また、他の言葉でもお示しになっております。
「光陰は矢よりも迅なり、身命は露よりも脆し・・・徒らに百歳生けらんは、恨むべき日月なり、悲しむべき形骸なり、設ひ百歳の日月は声色の奴婢と馳走すとも、其中一日の行持を行取せば、一生の百歳を行取するのみに非ず、百歳の他生をも度取すべきなり、此一日の身命は尊ぶべき身命なり」とあります。


 「光陰は矢よりも迅なり、身命は露よりも脆し」とは無常の道理を説いたものであります。

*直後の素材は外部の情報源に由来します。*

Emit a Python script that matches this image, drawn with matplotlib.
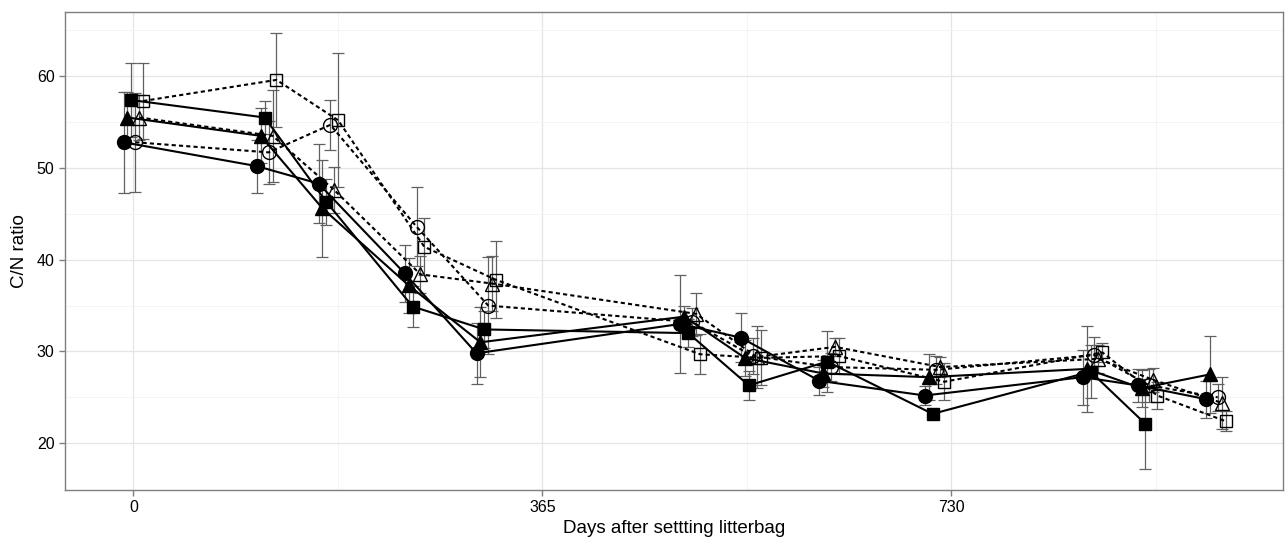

時々刻々の光陰は、飛ぶ矢よりも、すみやかに過ぎ去り、また我々の生命は草葉の上の、朝露が、日光で消え去るよりも、もろくてはかないものであり、過ぎ去った時を取り戻すことは出来ない・・・


 いたずらに百年生きたとしても、せっかくの生涯を無駄にすることになる。それはまことに恨むべき日月であり、悲しむべき身命である。たとい百年の日月を無自覚に過ごし、五欲の奴隷となって、いたずらに過ごしていても、その中のわずか一日でも、自覚を得て、菩提心を起こし、正しい行持を行うならば、いたずらに過ごてきた歳月も償われ、さらには百年後の命をも救済取得することにもなる。故に行持ある一日の身命は、まことに尊ぶべき身命であり、尊ぶべき姿、形であると。




するのが難しいのではない、それをしつづけることが難しいのだと。



まだ、緊急事態宣言が続いてはいますが、私たちが今できる行動を続ける、最善のことを取り組み、しつづけることが重要であります。


来月は、非常事態宣言が解除されましたら、10時と11時にご祈祷を再開させていただきます。皆さんが来月、元気にお参りに来られるように祈念致します。よろしくお願いします。